Personal information
- Full name: Paul Cecil Hayward
- Born: 11 January 1954 Sydney, New South Wales, Australia
- Died: 9 May 1992 (aged 38) Canterbury, New South Wales, Australia

Playing information
- Height: 5 ft 6 in (1.68 m)
- Weight: 11 st 3 lb (71 kg)
- Position: Halfback
Club
| Years | Team | Pld | T | G | FG | P |
| 1973–78 | Newtown Jets | 76 | 14 | 43 | 0 | 129 |
- Source: Whiticker/Hudson
- Relatives: Bailey Hayward (grandson)

= Paul Hayward =

Australian rugby league footballer and convicted drug smuggler (1954–1992)

Paul Cecil Hayward (11 January 1954 – 9 May 1992) was an Australian professional rugby league footballer who played for the Newtown Jets between 1973 and 1978. In 1978, he was convicted for smuggling heroin into Thailand and imprisoned there. After his release in 1989, he returned to Australia. He died of a heroin overdose in 1992.

==Sporting career==
Paul Hayward played 73 first-grade games for the Newtown Jets during his six seasons with the club, scoring 14 tries and kicking 43 goals.
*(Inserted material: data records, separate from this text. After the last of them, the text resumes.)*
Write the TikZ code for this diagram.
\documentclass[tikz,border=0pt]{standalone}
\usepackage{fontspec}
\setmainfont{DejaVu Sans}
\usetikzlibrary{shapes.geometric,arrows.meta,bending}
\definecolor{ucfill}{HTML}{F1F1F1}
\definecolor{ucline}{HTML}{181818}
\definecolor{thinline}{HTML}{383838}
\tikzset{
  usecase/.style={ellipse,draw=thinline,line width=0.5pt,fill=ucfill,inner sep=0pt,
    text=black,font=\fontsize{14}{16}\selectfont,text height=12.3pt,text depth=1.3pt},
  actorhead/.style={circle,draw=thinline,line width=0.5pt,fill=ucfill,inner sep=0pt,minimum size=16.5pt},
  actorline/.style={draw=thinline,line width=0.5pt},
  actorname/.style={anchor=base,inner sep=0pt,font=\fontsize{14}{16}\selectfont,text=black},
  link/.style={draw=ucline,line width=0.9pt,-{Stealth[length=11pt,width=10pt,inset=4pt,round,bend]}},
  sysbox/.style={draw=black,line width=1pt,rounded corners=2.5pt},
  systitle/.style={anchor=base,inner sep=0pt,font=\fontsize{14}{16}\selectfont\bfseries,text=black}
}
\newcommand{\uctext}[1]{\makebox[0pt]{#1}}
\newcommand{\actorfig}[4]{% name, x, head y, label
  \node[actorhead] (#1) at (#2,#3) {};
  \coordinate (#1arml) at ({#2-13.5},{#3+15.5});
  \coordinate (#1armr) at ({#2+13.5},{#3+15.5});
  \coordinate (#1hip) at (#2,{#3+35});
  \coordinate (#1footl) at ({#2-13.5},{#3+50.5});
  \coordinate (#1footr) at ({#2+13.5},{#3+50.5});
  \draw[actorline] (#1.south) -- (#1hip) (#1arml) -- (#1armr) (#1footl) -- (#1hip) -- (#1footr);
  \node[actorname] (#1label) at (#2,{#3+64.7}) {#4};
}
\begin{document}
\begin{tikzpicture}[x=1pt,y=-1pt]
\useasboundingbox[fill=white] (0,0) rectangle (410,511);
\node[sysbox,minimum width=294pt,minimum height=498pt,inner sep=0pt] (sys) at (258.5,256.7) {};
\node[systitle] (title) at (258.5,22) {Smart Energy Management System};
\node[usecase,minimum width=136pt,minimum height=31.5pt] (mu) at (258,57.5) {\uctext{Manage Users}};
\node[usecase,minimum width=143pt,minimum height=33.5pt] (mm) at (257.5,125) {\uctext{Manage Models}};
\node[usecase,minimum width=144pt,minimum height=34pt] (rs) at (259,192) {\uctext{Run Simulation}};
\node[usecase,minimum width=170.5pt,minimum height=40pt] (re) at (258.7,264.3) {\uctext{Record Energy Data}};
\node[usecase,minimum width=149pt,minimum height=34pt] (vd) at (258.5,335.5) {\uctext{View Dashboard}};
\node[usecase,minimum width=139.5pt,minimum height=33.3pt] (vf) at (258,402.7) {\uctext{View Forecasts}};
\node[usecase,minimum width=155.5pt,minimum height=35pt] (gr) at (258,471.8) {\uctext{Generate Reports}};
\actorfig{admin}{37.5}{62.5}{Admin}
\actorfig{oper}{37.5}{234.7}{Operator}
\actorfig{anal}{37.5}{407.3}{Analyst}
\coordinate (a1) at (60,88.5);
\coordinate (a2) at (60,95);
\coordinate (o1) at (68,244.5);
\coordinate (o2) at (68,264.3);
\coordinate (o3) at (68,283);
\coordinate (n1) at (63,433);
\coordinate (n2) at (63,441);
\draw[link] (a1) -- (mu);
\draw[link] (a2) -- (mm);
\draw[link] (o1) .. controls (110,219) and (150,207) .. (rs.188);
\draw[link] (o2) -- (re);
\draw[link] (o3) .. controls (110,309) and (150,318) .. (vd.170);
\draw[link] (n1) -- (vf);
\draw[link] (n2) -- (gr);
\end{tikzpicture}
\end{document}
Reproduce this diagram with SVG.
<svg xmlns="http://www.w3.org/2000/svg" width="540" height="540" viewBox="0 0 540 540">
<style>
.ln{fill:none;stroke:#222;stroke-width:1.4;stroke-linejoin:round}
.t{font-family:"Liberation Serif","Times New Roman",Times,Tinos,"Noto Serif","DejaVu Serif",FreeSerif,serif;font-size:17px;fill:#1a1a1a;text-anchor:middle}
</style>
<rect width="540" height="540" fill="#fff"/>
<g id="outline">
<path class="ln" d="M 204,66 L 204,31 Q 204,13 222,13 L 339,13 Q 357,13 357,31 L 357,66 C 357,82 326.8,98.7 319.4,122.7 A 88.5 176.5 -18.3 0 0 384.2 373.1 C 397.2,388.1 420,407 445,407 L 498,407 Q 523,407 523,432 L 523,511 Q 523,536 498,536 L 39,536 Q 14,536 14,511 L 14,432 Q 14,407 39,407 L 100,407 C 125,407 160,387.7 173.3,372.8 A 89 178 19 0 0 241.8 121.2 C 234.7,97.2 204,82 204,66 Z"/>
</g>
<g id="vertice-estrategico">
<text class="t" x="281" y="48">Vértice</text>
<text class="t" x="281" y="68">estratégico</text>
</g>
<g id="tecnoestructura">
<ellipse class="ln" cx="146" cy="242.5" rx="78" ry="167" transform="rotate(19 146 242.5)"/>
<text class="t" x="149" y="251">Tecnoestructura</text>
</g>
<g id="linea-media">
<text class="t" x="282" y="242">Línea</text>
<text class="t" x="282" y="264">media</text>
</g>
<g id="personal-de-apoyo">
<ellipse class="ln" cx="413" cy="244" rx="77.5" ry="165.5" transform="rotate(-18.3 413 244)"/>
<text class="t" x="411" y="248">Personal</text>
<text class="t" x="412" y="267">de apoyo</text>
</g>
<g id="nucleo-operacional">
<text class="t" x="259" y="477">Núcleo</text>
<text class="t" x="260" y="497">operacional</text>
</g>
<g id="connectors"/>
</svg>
Originally a South Sydney junior league player from the Waterloo Waratahs club, he later played for a combined Sydney representative side that toured New Zealand in 1976, playing half-back.
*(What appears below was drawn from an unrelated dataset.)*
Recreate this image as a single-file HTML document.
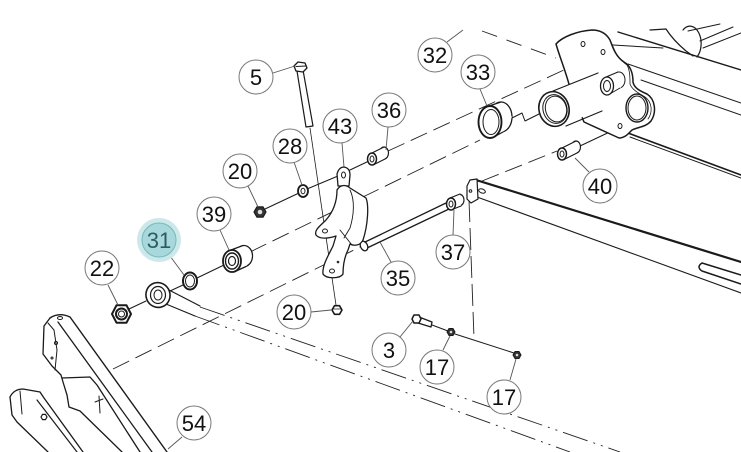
<!DOCTYPE html>
<html><head><meta charset="utf-8"><style>
html,body{margin:0;padding:0;background:#fff;}
svg{display:block}
text{font-family:"Liberation Sans",Arial,sans-serif;font-size:22px;fill:#111;text-anchor:middle}
</style></head><body>
<svg width="741" height="452" viewBox="0 0 741 452" xmlns="http://www.w3.org/2000/svg">
<rect width="741" height="452" fill="#fff"/>

<!-- dashed centre lines -->
<g fill="none" stroke="#222" stroke-width="0.9" stroke-dasharray="18 7">
  <path d="M388,151 L603,52"/>
  <path d="M250,252 L480,140"/>
  <path d="M545,112 L605,85"/>
  <path d="M113,369 L362,246"/>
  <path d="M482,181 L557,151"/>
  <path d="M469,200 L474,338" stroke-dasharray="22 6"/>
  <path d="M482,31 L556,58" stroke-dasharray="16 10"/>
</g>
<!-- phantom lines -->
<g fill="none" stroke="#222" stroke-width="0.9" stroke-dasharray="26 6 2 6 2 6">
  <path d="M200,307 L620,452"/>
  <path d="M195,316 L570,452"/>
</g>

<g fill="none" stroke="#1a1a1a" stroke-width="1" stroke-linecap="round" stroke-linejoin="round">
  <!-- solid assembly lines -->
  <path d="M265,209 L299,193 M307,189 L338,176 M350,170 L369,161"/>
  <path d="M129,309 L146,301 M170,291 L183,285 M197,278 L224,265"/>
  <path d="M310,128 L336,305" stroke-width="0.8"/>
  <path d="M432,325 L448,331 M455,334 L514,353"/>
  <path d="M580,146 L616,129"/>
  <path d="M512,118 L522,113 L525,121 L543,112"/>

  <!-- frame lines right of plate -->
  <path d="M618,32 L741,70" stroke-width="1.4"/>
  <path d="M628,64 L741,103"/>
  <path d="M641,80 L741,115"/>
  <path d="M628,133 L741,175" stroke-width="1.6"/>
  <path d="M630,137 L741,178"/>
  <path d="M613,45 L663,48"/>
  <path d="M650,30 L666,29 Q673,40 686,51 L693,56" stroke-width="1.2"/>
  <path d="M683,30 A9,14 0 0 1 697,57" stroke-width="1.2"/>
  <path d="M700,41 L733,27 M703,48 L741,33 M688,31 L720,24"/>

  <!-- plate -->
  <path d="M556,44 C562,37 577,31 592,30 C600,30 606,33 610,40 C613,48 616,57 624,62 C631,66 633,74 633,82 C634,88 640,91 647,94 C655,99 657,112 651,121 C646,127 638,127 632,130 C628,134 625,138 619,138 L584,122 L570,88 C566,72 560,58 556,44 Z" fill="#fff" stroke-width="1.5"/>
  <path d="M612,44 C615,54 620,60 627,65 C630,70 630,78 630,84 C632,90 640,94 645,97 C652,102 653,112 648,119" stroke-width="0.8"/>
  <ellipse cx="583" cy="44" rx="2" ry="2.5"/>
  <ellipse cx="603" cy="52" rx="2" ry="2.5"/>
  <ellipse cx="620" cy="126" rx="2" ry="2.5"/>
  <ellipse cx="637" cy="108" rx="11" ry="14" stroke-width="1.4"/>
  <ellipse cx="637" cy="108" rx="9" ry="12"/>

  <!-- tube -->
  <path d="M553,91 L598,73 L606,104 L566,126 Z" fill="#fff" stroke="none"/>
  <path d="M553,91 L598,73 M566,126 L602,111" stroke-width="1.2"/>
  <ellipse cx="554" cy="109" rx="15" ry="17.5" fill="#fff" stroke-width="1.6" transform="rotate(-15 554 109)"/>
  <ellipse cx="555" cy="109" rx="12" ry="14.5" transform="rotate(-15 555 109)"/>
  <ellipse cx="556" cy="109" rx="10.5" ry="13" transform="rotate(-15 556 109)"/>
  <!-- boss -->
  <ellipse cx="619" cy="80" rx="6" ry="8" fill="#fff"/>
  <path d="M606,77 L618,72 L621,88 L608,95 Z" fill="#fff" stroke="none"/>
  <path d="M606,77 L618,72 M608,95 L620,88"/>
  <ellipse cx="607" cy="86" rx="6.5" ry="9" fill="#fff" stroke-width="1.3"/>
  <ellipse cx="607" cy="86" rx="3.5" ry="5.5"/>

  <!-- bushing 33 -->
  <ellipse cx="501" cy="117" rx="11" ry="15" fill="#fff" stroke-width="1.3"/>
  <path d="M489,106 L501,102 L512,117 L503,132 L492,138 Z" fill="#fff" stroke="none"/>
  <path d="M489,106 L501,102 M492,138 L503,132" stroke-width="1.2"/>
  <ellipse cx="490" cy="122" rx="11.5" ry="16" fill="#fff" stroke-width="1.9"/>
  <ellipse cx="491" cy="122" rx="8" ry="12.5"/>

  <!-- spacer 36 -->
  <ellipse cx="384" cy="153" rx="4.5" ry="6" fill="#fff" stroke-width="1.2"/>
  <path d="M372,153 L384,147 L385,159 L373,165 Z" fill="#fff" stroke="none"/>
  <path d="M372,153 L384,147 M373,165 L385,159" stroke-width="1.2"/>
  <ellipse cx="372" cy="159" rx="4.5" ry="6" fill="#fff" stroke-width="1.5"/>
  <ellipse cx="372" cy="159" rx="2" ry="3"/>

  <!-- spacer 40 -->
  <ellipse cx="576" cy="147" rx="4.5" ry="6" fill="#fff" stroke-width="1.2"/>
  <path d="M562,148 L576,141 L577,153 L563,160 Z" fill="#fff" stroke="none"/>
  <path d="M562,148 L576,141 M563,160 L577,153" stroke-width="1.2"/>
  <ellipse cx="562" cy="154" rx="4.5" ry="6" fill="#fff" stroke-width="1.5"/>
  <ellipse cx="562" cy="154" rx="2" ry="3"/>

  <!-- frame bar -->
  <path d="M476,180 L741,262" stroke-width="2.2"/>
  <path d="M477,197 L741,293" stroke-width="1.1"/>
  <path d="M702,263 L741,275 M702,271 L741,284 M702,263 Q696,267 702,271" stroke-width="1.5"/>
  <path d="M467,186 L470,180 L477,179 L478,199 L471,203 L467,199 Z" fill="#fff" stroke-width="1.2"/>
  <circle cx="470.5" cy="191" r="1.3"/>
  <ellipse cx="482" cy="191" rx="3.5" ry="2" transform="rotate(20 482 191)"/>

  <!-- rod 35 -->
  <path d="M365,249 L449,209 M363,243 L446,203" stroke-width="1.3"/>
  <ellipse cx="364" cy="246" rx="3.5" ry="5" fill="#fff" stroke-width="1.3" transform="rotate(-25 364 246)"/>
  <!-- spacer 37 -->
  <ellipse cx="460" cy="200" rx="4" ry="5.5" fill="#fff" stroke-width="1.2"/>
  <path d="M450,198 L460,194 L461,206 L451,210 Z" fill="#fff" stroke="none"/>
  <path d="M450,198 L460,194 M451,210 L461,206" stroke-width="1.2"/>
  <ellipse cx="451" cy="204" rx="4.5" ry="6" fill="#fff" stroke-width="1.5"/>
  <ellipse cx="451" cy="204" rx="2" ry="3"/>

  <!-- bracket 43 -->
  <path d="M338,186 L337,174 Q339,167 344,167 Q350,168 350,175 L349,186 Z" fill="#fff" stroke-width="1.3"/>
  <ellipse cx="343.5" cy="175" rx="2" ry="3"/>
  <path d="M337,190 C340,185 345,184 350,188 L366,198 C369,205 368,225 363,240 C360,246 354,246 350,244 L348,250 C344,258 343,266 343,274 C340,279 326,279 323,274 C322,266 328,256 333,246 L336,236 C330,238 320,240 316,235 C314,230 320,226 326,220 C333,212 337,202 337,190 Z" fill="#fff" stroke-width="1.3"/>
  <path d="M350,190 C355,200 354,215 350,228 L344,238" stroke-width="0.9"/>
  <path d="M340,230 L352,245" stroke-width="0.9"/>
  <ellipse cx="325" cy="231" rx="2.5" ry="2"/>
  <ellipse cx="332" cy="271" rx="2.5" ry="2"/>
  <circle cx="338" cy="262" r="0.8"/>

  <!-- bolt 5 -->
  <path d="M297,71 L306,127 L313,126 L303,70" fill="#fff" stroke-width="1.2"/>
  <path d="M294,66 L298,62 L305,63 L307,68 L303,72 L296,71 Z" fill="#fff" stroke-width="1.3"/>
  <path d="M296,66.5 L306,66"/>

  <!-- washer 28 -->
  <ellipse cx="303" cy="191" rx="5" ry="6" fill="#fff" stroke-width="1.8"/>
  <ellipse cx="303" cy="191" rx="2" ry="2.8"/>

  <!-- nut 20 top -->
  <polygon points="266,212 263,217.2 257,217.2 254,212 257,206.8 263,206.8" fill="#333" stroke-width="1.2"/>
  <circle cx="260" cy="212" r="2.3" fill="#ddd" stroke="none"/>
  <!-- nut 20 bottom -->
  <polygon points="342,310 339.5,314.3 334.5,314.3 332,310 334.5,305.7 339.5,305.7" fill="#fff" stroke-width="1.6"/>
  <path d="M333,309 L341,309" stroke-width="0.8"/>

  <!-- nut 22 -->
  <polygon points="131,314 126.5,322.7 116.5,322.7 112,314 116.5,305.3 126.5,305.3" fill="#fff" stroke-width="2"/>
  <circle cx="121.5" cy="314" r="5.5" stroke-width="2"/>
  <circle cx="121.5" cy="314" r="3" stroke-width="1"/>

  <!-- rod end -->
  <path d="M169,290 L200,306 M166,304 L195,316" stroke-width="1.2"/>
  <ellipse cx="158" cy="295" rx="12" ry="12.5" fill="#fff" stroke-width="1.6" transform="rotate(-20 158 295)"/>
  <ellipse cx="158" cy="295" rx="7.5" ry="8.5" stroke-width="1.2"/>
  <ellipse cx="158" cy="295" rx="4" ry="5"/>

  <!-- washer 31 -->
  <ellipse cx="190" cy="281" rx="7" ry="8.5" fill="#fff" stroke-width="2"/>
  <ellipse cx="190" cy="281" rx="4.5" ry="6"/>

  <!-- bearing 39 -->
  <ellipse cx="244" cy="256" rx="8.5" ry="10.5" fill="#fff" stroke-width="1.3"/>
  <path d="M231,250 L243,245.5 L252,256 L246,266.5 L234,272 Z" fill="#fff" stroke="none"/>
  <path d="M231,250 L243,245.5 M234,272 L246,266.5" stroke-width="1.3"/>
  <ellipse cx="232" cy="261" rx="9" ry="11" fill="#fff" stroke-width="1.8"/>
  <ellipse cx="232" cy="261" rx="6.5" ry="8" stroke-width="1.4"/>
  <ellipse cx="232" cy="261" rx="3.5" ry="4.5" stroke-width="1.2"/>

  <!-- bolt 3 and nuts 17 -->
  <path d="M419,317 L432,322 L431,327 L418,323" fill="#fff" stroke-width="1.3"/>
  <polygon points="412,319 414,315 419,315 421,319 419,323 414,323" fill="#fff" stroke-width="1.5"/>
  <polygon points="455,332 453,335.5 449,335.5 447,332 449,328.5 453,328.5" fill="#333" stroke-width="1"/>
  <circle cx="451" cy="332" r="1.3" fill="#ddd" stroke="none"/>
  <polygon points="521,355 519,358.5 515,358.5 513,355 515,351.5 519,351.5" fill="#333" stroke-width="1"/>
  <circle cx="517" cy="355" r="1.3" fill="#ddd" stroke="none"/>

  <!-- arm 54 front -->
  <path d="M50,318 Q59,312 70,317 L167,452" stroke-width="1.4"/>
  <path d="M50,318 L44,326 L43,354 L52,366 L61,375 L63,382 L67,395 L69,407 L80,411 L122,452" stroke-width="1.3"/>
  <path d="M58,322 L152,452" stroke-width="1.3"/>
  <path d="M62,378 L90,377 L97,385 L140,452" stroke-width="1.3"/>
  <path d="M48,323 L54,330 L57,350 L55,370"/>
  <ellipse cx="60" cy="318" rx="2.5" ry="1.5"/>
  <circle cx="56" cy="343" r="1.5"/>
  <circle cx="52" cy="358" r="1"/>
  <path d="M95,402 L103,399 M99,396 L100,413"/>
  <!-- arm back -->
  <path d="M10,397 Q14,389 23,389 L40,392 L44,398 L83,452" stroke-width="1.3"/>
  <path d="M10,397 L12,415 L17,422 L48,452" stroke-width="1.3"/>
  <path d="M37,400 L77,452" stroke-width="1.2"/>
  <path d="M20,391 L22,414"/>
  <polygon points="47,417 45.5,419.6 42.5,419.6 41,417 42.5,414.4 45.5,414.4" fill="#fff" stroke-width="1.2"/>
</g>

<!-- leaders -->
<g stroke="#555" stroke-width="0.9" fill="none">
  <path d="M273,73 L295,66"/>
  <path d="M447,42 L463,30"/>
  <path d="M480,89 L487,106"/>
  <path d="M388,127 L386,150"/>
  <path d="M342,143 L344,167"/>
  <path d="M294,162 L302,185"/>
  <path d="M248,186 L258,207"/>
  <path d="M220,230 L229,250"/>
  <path d="M170,256 L184,275"/>
  <path d="M108,285 L118,305"/>
  <path d="M589,172 L575,158"/>
  <path d="M453,235 L454,210"/>
  <path d="M391,262 L380,242"/>
  <path d="M311,312 L331,310"/>
  <path d="M400,337 L413,321"/>
  <path d="M443,350 L450,336"/>
  <path d="M510,380 L516,359"/>
  <path d="M182,437 L168,449"/>
</g>

<!-- balloons -->
<g fill="#fff" stroke="#777" stroke-width="1">
  <circle cx="256" cy="77" r="17"/>
  <circle cx="435" cy="55" r="17"/>
  <circle cx="478" cy="72" r="17"/>
  <circle cx="389" cy="110" r="17"/>
  <circle cx="340" cy="126" r="17"/>
  <circle cx="290" cy="146" r="17"/>
  <circle cx="240" cy="171" r="17"/>
  <circle cx="214" cy="214" r="17"/>
  <circle cx="102" cy="268" r="17"/>
  <circle cx="600" cy="186" r="17"/>
  <circle cx="453" cy="252" r="17"/>
  <circle cx="398" cy="278" r="17"/>
  <circle cx="294" cy="312" r="17"/>
  <circle cx="389" cy="350" r="17"/>
  <circle cx="437" cy="367" r="17"/>
  <circle cx="504" cy="397" r="17"/>
  <circle cx="194" cy="423" r="17"/>
</g>
<circle cx="159" cy="240" r="22" fill="#cbe8ea"/>
<circle cx="159" cy="240" r="17" fill="#a6d8dc" stroke="#7db5bb" stroke-width="1"/>

<text x="256" y="85">5</text>
<text x="435" y="63">32</text>
<text x="478" y="80">33</text>
<text x="389" y="118">36</text>
<text x="340" y="134">43</text>
<text x="290" y="154">28</text>
<text x="240" y="179">20</text>
<text x="214" y="222">39</text>
<text x="159" y="248" style="fill:#2f5a60">31</text>
<text x="102" y="276">22</text>
<text x="600" y="194">40</text>
<text x="453" y="260">37</text>
<text x="398" y="286">35</text>
<text x="294" y="320">20</text>
<text x="389" y="358">3</text>
<text x="437" y="375">17</text>
<text x="504" y="405">17</text>
<text x="194" y="431">54</text>
</svg>
</body></html>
==Arrest and incarceration==
Hayward was the brother-in-law of the convicted criminal Neddy Smith. After the 1978 football season had ended, Smith sent Hayward to Bangkok, Thailand, with Warren Fellows, to arrange a shipment of heroin. On 11 October 1978, Hayward and Fellows were arrested at the Montien Hotel in Bangkok, when a suitcase containing heroin was found in his room. He and Fellows were convicted in Thailand, alongside William Sinclair, for attempting to export 8.4 kilograms of heroin to Australia.

Hayward received a 30-year sentence, while Fellows got life. Hayward was imprisoned in Klong Prem Central Prison, before being moved to Bang Kwang. After being transferred back to Klong Prem, he was released in April 1989, following a royal pardon. He returned to Sydney shortly afterwards.

==Decline and death==
Hayward became a heroin user during his time in prison and contracted HIV.

On Saturday 9 May 1992, Hayward was home with his family, when he collapsed in the bathroom at about 3:00 pm, according to a police spokesperson. Ambulance officers tried unsuccessfully to resuscitate him, and he was pronounced dead on arrival at Canterbury Hospital. Later, it was announced that he had died of a heroin overdose. He was survived by his wife and three children.